Northern Ireland’s (NI’s) agriculture minister, Edwin Poots has met the Ulster Farmers’ Union and representatives from the grain and fertiliser industry to discuss the impact that the invasion of Ukraine by Russia is having on food-supply chains in the north.

Having recognised the impact of the invasion on the NI agri-food sector in terms of rising feed and fertiliser costs, labour-supply problems, energy price hikes and supply-chain disruption, the minister has requested officials to hold Agri-Food Industry Forum meetings on a weekly basis.

Initially established to consider issues and responses to Covid-19, the meetings will now focus on addressing the current serious impacts in the food-supply chains and, in particular, the impact of the current crisis in the Ukraine.

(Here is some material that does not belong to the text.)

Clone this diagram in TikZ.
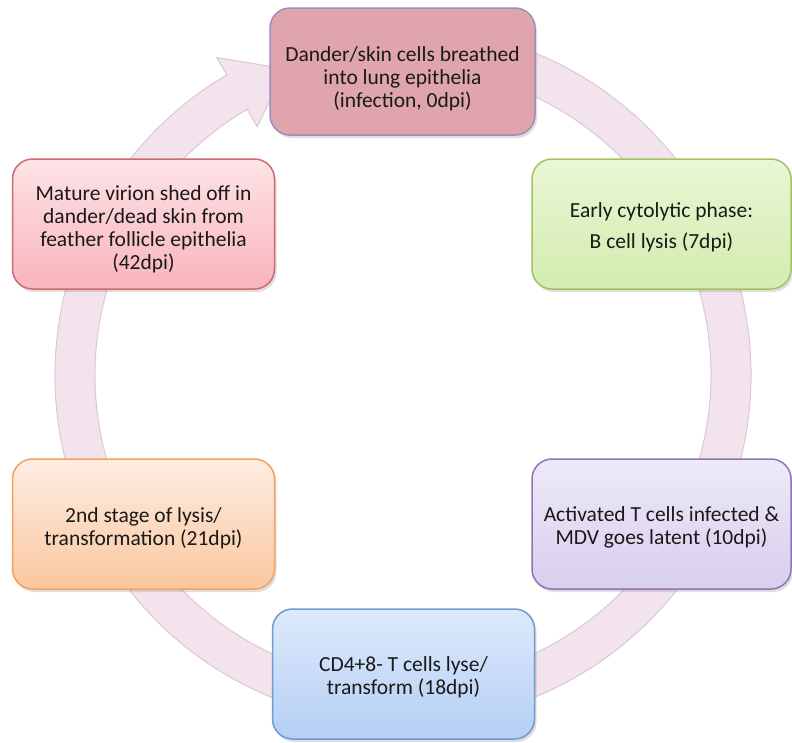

“I am keen to support our agri-food industry by understanding its pressures and identifying what mitigations can be put in place,” said Minister Poots.

“We are in a crisis now and I feel it will get worse. The main concerns expressed by the primary producers are the continued increase in energy, fuel and grain prices.

“There are concerns in industry about the cost and availability of grain and fertiliser. I believe grain and fertiliser prices will remain high beyond this year into next year and perhaps into 2024,” he added.

“I am already lobbying the UK government to consider the 25% tariff on maize for export from the US and I will raise the issue of nitrogen application limits to agricultural land with my officials.”

This week, the minister also briefed the Agriculture, Environment and Rural Affairs Committee on the issues and told them:

“This is a UK-wide problem and an issue for the UK Government to take forward. I have written to the Secretary of State, George Eustice MP, to urgently consider a range of measures, including financial assistance for UK farmers to support them through the crisis.”

Minister Poots has also written to the finance minister asking for financial assistance for the agri-sector to enable it to deal with the rising costs that are impacting on their businesses.

Alternative sources of fertiliser and feed stuffs must also be looked at, Minister Poots said, adding that he was very keen to urgently look at sustainable options such as organic fertilisers from sources such as anaerobic digestor plants in addition to the use of chemical fertilisers.